▶ STATED TASK
Transcribe every line exactly. Leave the pictures behind.

▶ PROVIDED DATA
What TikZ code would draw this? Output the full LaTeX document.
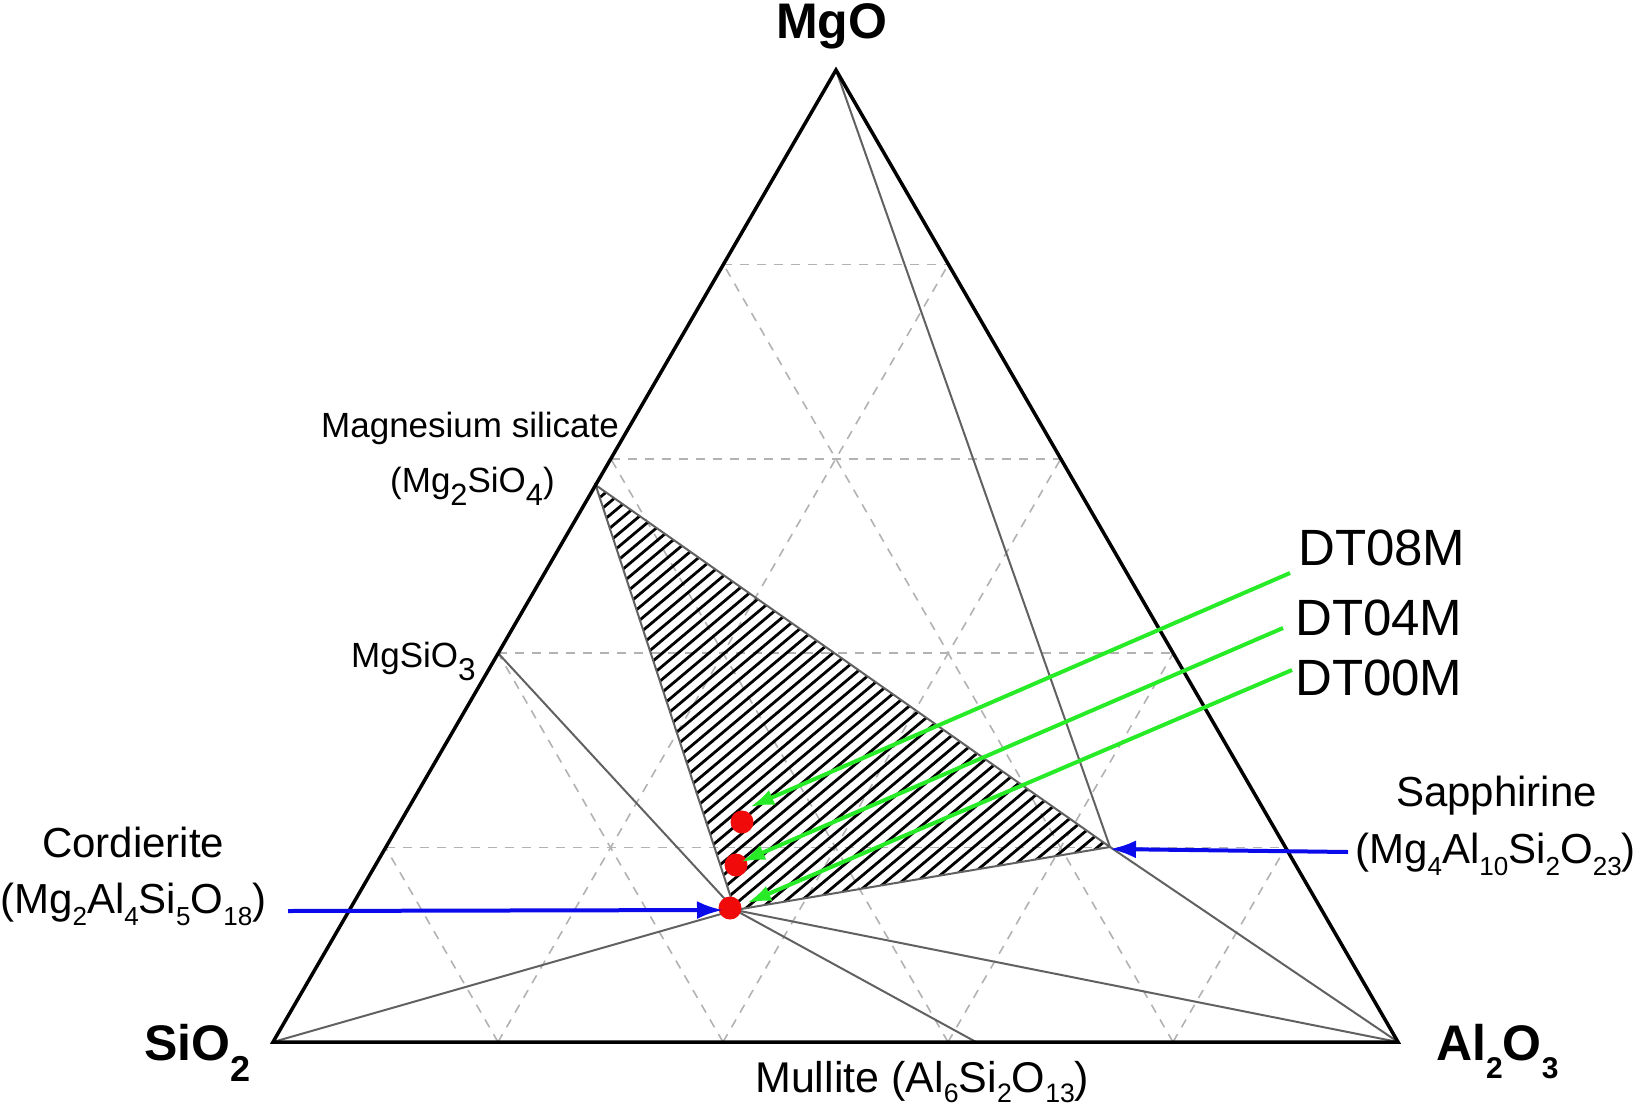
\documentclass[tikz,border=0pt]{standalone}
\usepackage{fontspec}
\usepackage{graphicx}
\setmainfont{Liberation Sans}
\usetikzlibrary{calc,arrows.meta}
\definecolor{grn}{RGB}{40,235,40}
\definecolor{blu}{RGB}{10,10,235}
\definecolor{rd}{RGB}{240,10,10}
\newcommand{\fs}[1]{\fontsize{#1}{#1}\selectfont}
\newcommand{\dn}[3]{\raisebox{-#2em}{\scalebox{#1}{#3}}}
\begin{document}
\begin{tikzpicture}[x=1pt,y=-1pt,
  frame/.style={draw=black, line width=3.5pt, line join=miter},
  tie/.style={draw=black!62, line width=2pt},
  gridl/.style={draw=black!30, line width=1.6pt, dash pattern=on 9pt off 8pt},
  hatchl/.style={draw=black, line width=2.8pt},
  lbl/.style={inner sep=0pt, anchor=base west},
  garrow/.style={draw=grn, line width=4pt, -{Latex[length=24pt,width=16pt]}},
  barrow/.style={draw=blu, line width=4pt, -{Latex[length=26pt,width=18pt]}},
  rdot/.style={circle, fill=rd, inner sep=0pt, minimum size=23pt}]
\useasboundingbox (0,0) rectangle (1639,1111);
% corners
\coordinate (A) at (836,70);
\coordinate (S) at (273,1042);
\coordinate (L) at (1398,1042);
% grid
\foreach \t in {0.2,0.4,0.6,0.8} {
  \draw[gridl] ($(S)!\t!(A)$) -- ($(L)!\t!(A)$);
  \draw[gridl] ($(S)!\t!(L)$) -- ($(A)!\t!(L)$);
  \draw[gridl] ($(L)!\t!(S)$) -- ($(A)!\t!(S)$);
}
% compounds
\coordinate (F) at ($(S)!0.573!(A)$);
\coordinate (E) at ($(S)!0.40!(A)$);
\coordinate (C) at (735,910);
\coordinate (Sp) at (1110,847);
\coordinate (Mu) at (976,1042);
% hatch
\begin{scope}
  \clip (F) -- (Sp) -- (C) -- cycle;
  \foreach \u in {-30,-14.5,...,950} \draw[hatchl] (\u,1000) -- (\u+715,400);
\end{scope}
% tie lines
\draw[tie] (F) -- (Sp) -- (C) -- cycle;
\draw[tie] (A) -- (Sp) -- (L);
\draw[tie] (E) -- (C);
\draw[tie] (S) -- (C) -- (Mu);
\draw[tie] (C) -- (L);
% frame
\draw[frame] (A) -- (S) -- (L) -- cycle;
% labels
\node[lbl, font=\fs{50}\bfseries] (mgo) at (776,38) {MgO};
\node[lbl, font=\fs{50}\bfseries] (sio2) at (144,1060) {SiO\dn{0.72}{0.42}{2}};
\node[lbl, font=\fs{50}\bfseries] (al2o3) at (1436,1060) {Al\dn{0.6}{0.37}{2}O\dn{0.6}{0.37}{3}};
\node[lbl, font=\fs{35}] (msil) at (321,437) {Magnesium silicate};
\node[lbl, font=\fs{35}] (fors) at (390,492) {(Mg\dn{0.88}{0.38}{2}SiO\dn{0.88}{0.38}{4})};
\node[lbl, font=\fs{35}] (enst) at (351,667) {MgSiO\dn{0.9}{0.38}{3}};
\node[lbl, font=\fs{42}] (cord) at (42,857) {Cordierite};
\node[lbl, font=\fs{42}] (cordf) at (0,913) {(Mg\dn{0.62}{0.3}{2}Al\dn{0.62}{0.3}{4}Si\dn{0.62}{0.3}{5}O\dn{0.62}{0.3}{18})};
\node[lbl, font=\fs{42}] (sapp) at (1396,806) {Sapphirine};
\node[lbl, font=\fs{42}] (sappf) at (1355,863) {(Mg\dn{0.62}{0.3}{4}Al\dn{0.62}{0.3}{10}Si\dn{0.62}{0.3}{2}O\dn{0.62}{0.3}{23})};
\node[lbl, font=\fs{51}] (dt8) at (1298,565) {DT08M};
\node[lbl, font=\fs{51}] (dt4) at (1295,635) {DT04M};
\node[lbl, font=\fs{51}] (dt0) at (1295,695) {DT00M};
\node[lbl, font=\fs{43}] (mull) at (755,1092) {Mullite (Al\dn{0.62}{0.25}{6}Si\dn{0.62}{0.25}{2}O\dn{0.62}{0.25}{13})};
% red dots
\node[rdot] (d8) at (742,822) {};
\node[rdot] (d4) at (736,865) {};
\node[rdot] (d0) at (730,908) {};
% arrows
\coordinate (g8) at (1290,573);
\coordinate (g4) at (1283,628);
\coordinate (g0) at (1292,670);
\coordinate (t8) at (750,807);
\coordinate (t4) at (741,862);
\coordinate (t0) at (747,903);
\draw[garrow] (g8) -- (t8);
\draw[garrow] (g4) -- (t4);
\draw[garrow] (g0) -- (t0);
\coordinate (bc) at (288,911);
\coordinate (bct) at (723,910);
\coordinate (bs) at (1348,852);
\coordinate (bst) at (1110,849);
\draw[barrow] (bc) -- (bct);
\draw[barrow] (bs) -- (bst);
\end{tikzpicture}
\end{document}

▶ REPLY
What TikZ code would draw this? Output the full LaTeX document.
\documentclass[tikz,border=0pt]{standalone}
\usepackage{fontspec}
\usepackage{graphicx}
\setmainfont{Liberation Sans}
\usetikzlibrary{calc,arrows.meta}
\definecolor{grn}{RGB}{40,235,40}
\definecolor{blu}{RGB}{10,10,235}
\definecolor{rd}{RGB}{240,10,10}
\newcommand{\fs}[1]{\fontsize{#1}{#1}\selectfont}
\newcommand{\dn}[3]{\raisebox{-#2em}{\scalebox{#1}{#3}}}
\begin{document}
\begin{tikzpicture}[x=1pt,y=-1pt,
  frame/.style={draw=black, line width=3.5pt, line join=miter},
  tie/.style={draw=black!62, line width=2pt},
  gridl/.style={draw=black!30, line width=1.6pt, dash pattern=on 9pt off 8pt},
  hatchl/.style={draw=black, line width=2.8pt},
  lbl/.style={inner sep=0pt, anchor=base west},
  garrow/.style={draw=grn, line width=4pt, -{Latex[length=24pt,width=16pt]}},
  barrow/.style={draw=blu, line width=4pt, -{Latex[length=26pt,width=18pt]}},
  rdot/.style={circle, fill=rd, inner sep=0pt, minimum size=23pt}]
\useasboundingbox (0,0) rectangle (1639,1111);
% corners
\coordinate (A) at (836,70);
\coordinate (S) at (273,1042);
\coordinate (L) at (1398,1042);
% grid
\foreach \t in {0.2,0.4,0.6,0.8} {
  \draw[gridl] ($(S)!\t!(A)$) -- ($(L)!\t!(A)$);
  \draw[gridl] ($(S)!\t!(L)$) -- ($(A)!\t!(L)$);
  \draw[gridl] ($(L)!\t!(S)$) -- ($(A)!\t!(S)$);
}
% compounds
\coordinate (F) at ($(S)!0.573!(A)$);
\coordinate (E) at ($(S)!0.40!(A)$);
\coordinate (C) at (735,910);
\coordinate (Sp) at (1110,847);
\coordinate (Mu) at (976,1042);
% hatch
\begin{scope}
  \clip (F) -- (Sp) -- (C) -- cycle;
  \foreach \u in {-30,-14.5,...,950} \draw[hatchl] (\u,1000) -- (\u+715,400);
\end{scope}
% tie lines
\draw[tie] (F) -- (Sp) -- (C) -- cycle;
\draw[tie] (A) -- (Sp) -- (L);
\draw[tie] (E) -- (C);
\draw[tie] (S) -- (C) -- (Mu);
\draw[tie] (C) -- (L);
% frame
\draw[frame] (A) -- (S) -- (L) -- cycle;
% labels
\node[lbl, font=\fs{50}\bfseries] (mgo) at (776,38) {MgO};
\node[lbl, font=\fs{50}\bfseries] (sio2) at (144,1060) {SiO\dn{0.72}{0.42}{2}};
\node[lbl, font=\fs{50}\bfseries] (al2o3) at (1436,1060) {Al\dn{0.6}{0.37}{2}O\dn{0.6}{0.37}{3}};
\node[lbl, font=\fs{35}] (msil) at (321,437) {Magnesium silicate};
\node[lbl, font=\fs{35}] (fors) at (390,492) {(Mg\dn{0.88}{0.38}{2}SiO\dn{0.88}{0.38}{4})};
\node[lbl, font=\fs{35}] (enst) at (351,667) {MgSiO\dn{0.9}{0.38}{3}};
\node[lbl, font=\fs{42}] (cord) at (42,857) {Cordierite};
\node[lbl, font=\fs{42}] (cordf) at (0,913) {(Mg\dn{0.62}{0.3}{2}Al\dn{0.62}{0.3}{4}Si\dn{0.62}{0.3}{5}O\dn{0.62}{0.3}{18})};
\node[lbl, font=\fs{42}] (sapp) at (1396,806) {Sapphirine};
\node[lbl, font=\fs{42}] (sappf) at (1355,863) {(Mg\dn{0.62}{0.3}{4}Al\dn{0.62}{0.3}{10}Si\dn{0.62}{0.3}{2}O\dn{0.62}{0.3}{23})};
\node[lbl, font=\fs{51}] (dt8) at (1298,565) {DT08M};
\node[lbl, font=\fs{51}] (dt4) at (1295,635) {DT04M};
\node[lbl, font=\fs{51}] (dt0) at (1295,695) {DT00M};
\node[lbl, font=\fs{43}] (mull) at (755,1092) {Mullite (Al\dn{0.62}{0.25}{6}Si\dn{0.62}{0.25}{2}O\dn{0.62}{0.25}{13})};
% red dots
\node[rdot] (d8) at (742,822) {};
\node[rdot] (d4) at (736,865) {};
\node[rdot] (d0) at (730,908) {};
% arrows
\coordinate (g8) at (1290,573);
\coordinate (g4) at (1283,628);
\coordinate (g0) at (1292,670);
\coordinate (t8) at (750,807);
\coordinate (t4) at (741,862);
\coordinate (t0) at (747,903);
\draw[garrow] (g8) -- (t8);
\draw[garrow] (g4) -- (t4);
\draw[garrow] (g0) -- (t0);
\coordinate (bc) at (288,911);
\coordinate (bct) at (723,910);
\coordinate (bs) at (1348,852);
\coordinate (bst) at (1110,849);
\draw[barrow] (bc) -- (bct);
\draw[barrow] (bs) -- (bst);
\end{tikzpicture}
\end{document}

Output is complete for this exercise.